В комиссии графа П.В. Завадовского, тогдашнего министра народного просвещения, Радищев сочинял проект гражданского уложения и «Записки о законоположении». Но переоценил реформаторские намерения власти. По версии Пушкина, граф пожурил автора «Путешествия…»: «Эх, Александр Николаевич, охота тебе пустословить по-прежнему! Или мало тебе было Сибири?» Министр пошутил во вполне добродушном партийно-правительственном стиле — сейчас такие сюжеты обсуждаются в парной и в отдельных кабинетах ресторанов. Но Радищев был человек серьёзный и чувствительный: он увидел в этом высказывании скрытую угрозу и покончил с собой. Хотя, думается, он отравился потому, что понял: реализовать выношенные всем жизненным опытом идеи не удастся. Это было самоубийство, связанное с крушением иллюзий.
Что же до Пушкина, то он критиковал Радищева как раз за неспособность пойти на компромиссы и помочь власти в качестве либерала-лоялиста: «Он как будто старается раздражать верховную власть своим горьким злоречием; не лучше ли было бы указать на благо, которое она в состоянии сотворить». Выражаясь в современных терминах, Радищев был ближе к «Солидарности», а Пушкин — к «Правому делу».
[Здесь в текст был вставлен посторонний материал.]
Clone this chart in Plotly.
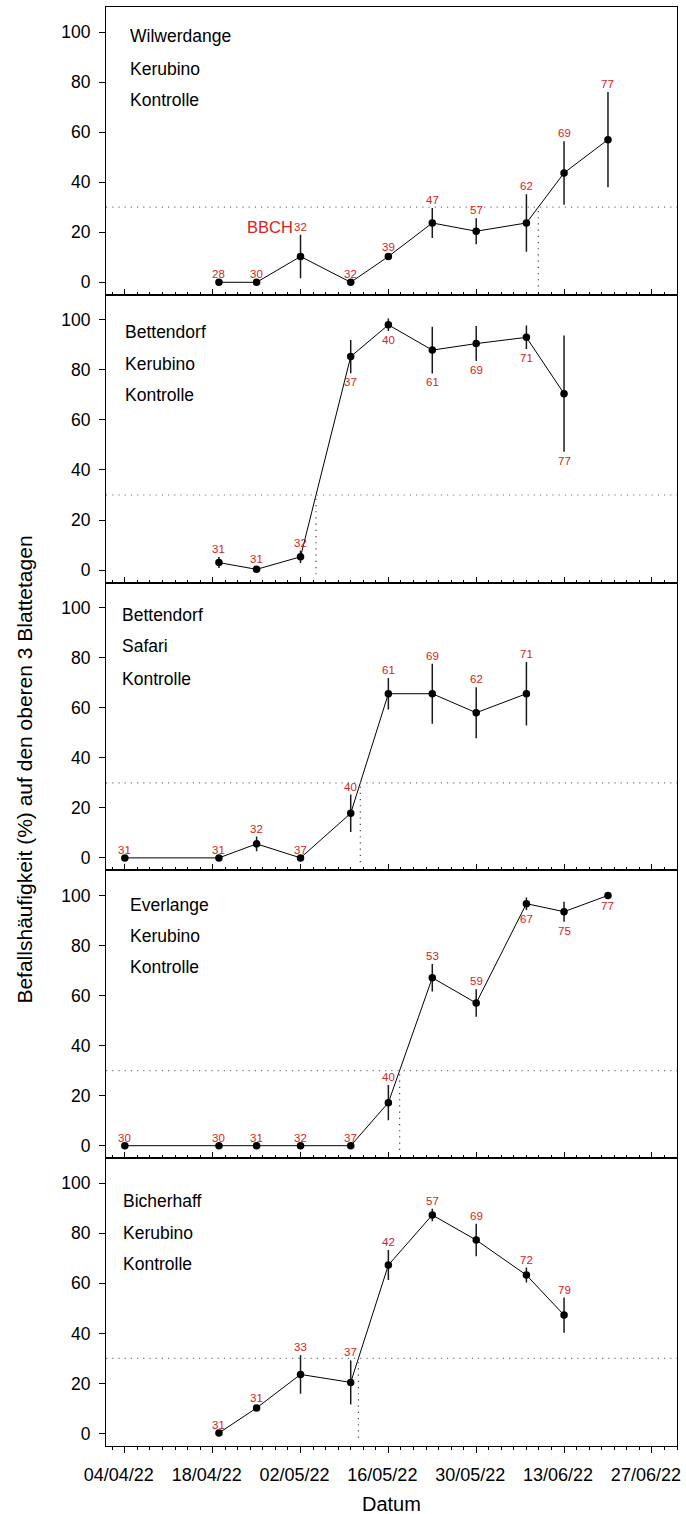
import pandas as pd
import plotly.graph_objects as go
from plotly.subplots import make_subplots

# ---------------- data ----------------
site = ["Wilwerdange", "Bettendorf", "Bettendorf", "Everlange", "Bicherhaff"]
variety = ["Kerubino", "Kerubino", "Safari", "Kerubino", "Kerubino"]
treatment = ["Kontrolle", "Kontrolle", "Kontrolle", "Kontrolle", "Kontrolle"]

dates_1 = ["2022-04-19", "2022-04-25", "2022-05-02", "2022-05-10", "2022-05-16",
           "2022-05-23", "2022-05-30", "2022-06-07", "2022-06-13", "2022-06-20"]
vals_1 = [0, 0, 10.3, 0, 10.3, 23.7, 20.4, 23.7, 43.7, 57.0]
err_1 = [0, 0, 8.7, 0, 0.6, 6.0, 5.2, 11.5, 12.7, 19.0]
bbch_1 = [28, 30, 32, 32, 39, 47, 57, 62, 69, 77]
side_1 = ["a", "a", "a", "a", "a", "a", "a", "a", "a", "a"]

dates_2 = ["2022-04-19", "2022-04-25", "2022-05-02", "2022-05-10", "2022-05-16",
           "2022-05-23", "2022-05-30", "2022-06-07", "2022-06-13"]
vals_2 = [3.0, 0.3, 5.3, 85.3, 98.0, 87.9, 90.5, 93.0, 70.5]
err_2 = [2.2, 1.0, 2.5, 6.6, 2.5, 9.3, 7.0, 4.7, 23.2]
bbch_2 = [31, 31, 32, 37, 40, 61, 69, 71, 77]
side_2 = ["a", "a", "a", "b", "b", "b", "b", "b", "b"]

dates_3 = ["2022-04-04", "2022-04-19", "2022-04-25", "2022-05-02", "2022-05-10",
           "2022-05-16", "2022-05-23", "2022-05-30", "2022-06-07"]
vals_3 = [0, 0, 5.6, 0, 17.8, 65.6, 65.6, 58.0, 65.6]
err_3 = [0, 0, 2.9, 0, 7.5, 6.3, 12.0, 10.2, 12.7]
bbch_3 = [31, 31, 32, 37, 40, 61, 69, 62, 71]
side_3 = ["a", "a", "a", "a", "a", "a", "a", "a", "a"]

dates_4 = ["2022-04-04", "2022-04-19", "2022-04-25", "2022-05-02", "2022-05-10",
           "2022-05-16", "2022-05-23", "2022-05-30", "2022-06-07", "2022-06-13", "2022-06-20"]
vals_4 = [0, 0, 0, 0, 0, 17.2, 67.1, 57.0, 96.7, 93.5, 100.0]
err_4 = [0, 0, 0, 0, 0, 7.0, 5.5, 5.5, 2.5, 4.0, 0.5]
bbch_4 = [30, 30, 31, 32, 37, 40, 53, 59, 67, 75, 77]
side_4 = ["a", "a", "a", "a", "a", "a", "a", "a", "b", "b", "b"]

dates_5 = ["2022-04-19", "2022-04-25", "2022-05-02", "2022-05-10", "2022-05-16",
           "2022-05-23", "2022-05-30", "2022-06-07", "2022-06-13"]
vals_5 = [0.2, 10.2, 23.6, 20.4, 67.3, 87.3, 77.3, 63.3, 47.3]
err_5 = [0, 0.8, 7.7, 8.8, 6.0, 2.5, 6.5, 3.0, 7.0]
bbch_5 = [31, 31, 33, 37, 42, 57, 69, 72, 79]
side_5 = ["a", "a", "a", "a", "a", "a", "a", "a", "a"]

threshold = 30
y_ticks = [0, 20, 40, 60, 80, 100]
x_range = ["2022-04-01", "2022-07-01"]

panels = [
    (dates_1, vals_1, err_1, bbch_1, side_1),
    (dates_2, vals_2, err_2, bbch_2, side_2),
    (dates_3, vals_3, err_3, bbch_3, side_3),
    (dates_4, vals_4, err_4, bbch_4, side_4),
    (dates_5, vals_5, err_5, bbch_5, side_5),
]

# ---------------- style / layout settings ----------------
FONT = "Arial, Liberation Sans, sans-serif"
RED = "#dd2020"
W, H = 686, 1514
ML, MR, MT, MB = 106, 5, 7, 68
PH = (H - MT - MB) / 5.0
PW = W - ML - MR
label_x_px = [128, 123, 120, 128, 121]          # panel text left edge (px)
label_y_px = [[29, 62, 93], [37, 69.5, 100], [32.3, 63.3, 96.7],
              [35, 66, 97], [42.7, 75, 105.7]]   # px below panel top


def crossing(dates, vals, thr):
    for i in range(1, len(vals)):
        if vals[i - 1] < thr <= vals[i]:
            t0, t1 = pd.Timestamp(dates[i - 1]), pd.Timestamp(dates[i])
            frac = (thr - vals[i - 1]) / (vals[i] - vals[i - 1])
            return t0 + (t1 - t0) * frac
    return None


fig = make_subplots(rows=5, cols=1, shared_xaxes=True, vertical_spacing=0)

annotations = []
shapes = []
for k, (d, v, e, b, s) in enumerate(panels):
    row = k + 1
    fig.add_trace(go.Scatter(
        x=d, y=v, mode="lines+markers",
        line=dict(color="black", width=1),
        marker=dict(color="black", size=7.5),
        error_y=dict(type="data", array=e, width=0, thickness=1.5, color="#1a1a1a"),
        showlegend=False,
    ), row=row, col=1)

    xr = "x" if row == 1 else f"x{row}"
    yr = "y" if row == 1 else f"y{row}"
    for xi, vi, ei, bi, si in zip(d, v, e, b, s):
        if si == "a":
            annotations.append(dict(x=xi, y=vi + ei, xref=xr, yref=yr, text=str(bi),
                                    showarrow=False, yanchor="middle", yshift=8,
                                    font=dict(size=11.5, color=RED, family=FONT)))
        else:
            annotations.append(dict(x=xi, y=vi - ei, xref=xr, yref=yr, text=str(bi),
                                    showarrow=False, yanchor="middle", yshift=-9,
                                    font=dict(size=11.5, color=RED, family=FONT)))
    if row == 1:
        annotations.append(dict(x=d[2], y=v[2] + e[2], xref=xr, yref=yr, text="BBCH",
                                showarrow=False, yanchor="middle", xanchor="right",
                                yshift=8, xshift=-6,
                                font=dict(size=16.5, color=RED, family=FONT)))

    texts = [site[k], variety[k], treatment[k]]
    for t, ypx in zip(texts, label_y_px[k]):
        annotations.append(dict(x=(label_x_px[k] - ML) / PW, xref="paper",
                                y=1 - ypx / PH, yref=f"{yr} domain",
                                text=t, showarrow=False, xanchor="left", yanchor="middle",
                                font=dict(size=17.5, color="black", family=FONT)))

    shapes.append(dict(type="line", xref=f"{xr} domain", yref=yr, x0=0, x1=1,
                       y0=threshold, y1=threshold,
                       line=dict(color="#777", width=1.2, dash="1.2px,5px")))
    cx = crossing(d, v, threshold)
    if cx is not None:
        shapes.append(dict(type="line", xref=xr, yref=yr, x0=cx.isoformat(), x1=cx.isoformat(),
                           y0=threshold - 1.5, y1=-2,
                           line=dict(color="#444", width=1.2, dash="1.2px,5px")))

    fig.update_yaxes(row=row, col=1, range=[-5, 110], tickvals=y_ticks,
                     ticks="outside", ticklen=6, tickwidth=1, tickcolor="black",
                     showline=True, linecolor="black", linewidth=1, mirror=True,
                     showgrid=False, zeroline=False, ticklabelstandoff=5,
                     tickfont=dict(size=17.5, family=FONT, color="black"))
    last = row == 5
    fig.update_xaxes(row=row, col=1, type="date", range=x_range,
                     tick0="2022-04-04", dtick=14 * 86400000, tickformat="%d/%m/%y",
                     ticks="outside" if last else "inside", ticklen=6, tickwidth=1,
                     tickcolor="black",
                     minor=dict(dtick=2 * 86400000, tick0="2022-04-02", ticklen=3,
                                ticks="outside" if last else "inside", tickcolor="black",
                                showgrid=False),
                     showline=True, linecolor="black", linewidth=1, mirror=True,
                     showgrid=False, zeroline=False, showticklabels=last,
                     ticklabelstandoff=6, ticklabelshift=-6, ticklabeloverflow="allow",
                     tickfont=dict(size=18, family=FONT, color="black"))

annotations.append(dict(x=0.5, y=0, xref="paper", yref="paper", text="Datum",
                        showarrow=False, yanchor="middle", yshift=-58,
                        font=dict(size=20, family=FONT, color="black")))
annotations.append(dict(x=(23 - ML) / PW, y=1 - (770 - MT) / (H - MT - MB),
                        xref="paper", yref="paper",
                        text="Befallshäufigkeit (%) auf den oberen 3 Blattetagen",
                        textangle=-90, showarrow=False, xanchor="center", yanchor="middle",
                        font=dict(size=21, family=FONT, color="black")))

fig.update_layout(width=W, height=H, margin=dict(l=ML, r=MR, t=MT, b=MB),
                  plot_bgcolor="white", paper_bgcolor="white",
                  annotations=annotations, shapes=shapes, showlegend=False)

fig.write_html("out.html")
Но, мнится, великий поэт был несправедлив к великому мыслителю: «лихие 90-е» (XVIII столетия) закончились для Радищева «равноудалением», а иллюзии «оттепели» обернулись разочарованием, страхом и самоубийством. Какое уж там «указать на благо». Потом Радищева национализировали большевики. А сегодня забыли. Хотя история его жизни — очень поучительная. И очень российская. Сказано же — чудище обло, озорно… Левиафан — он и в России Левиафан.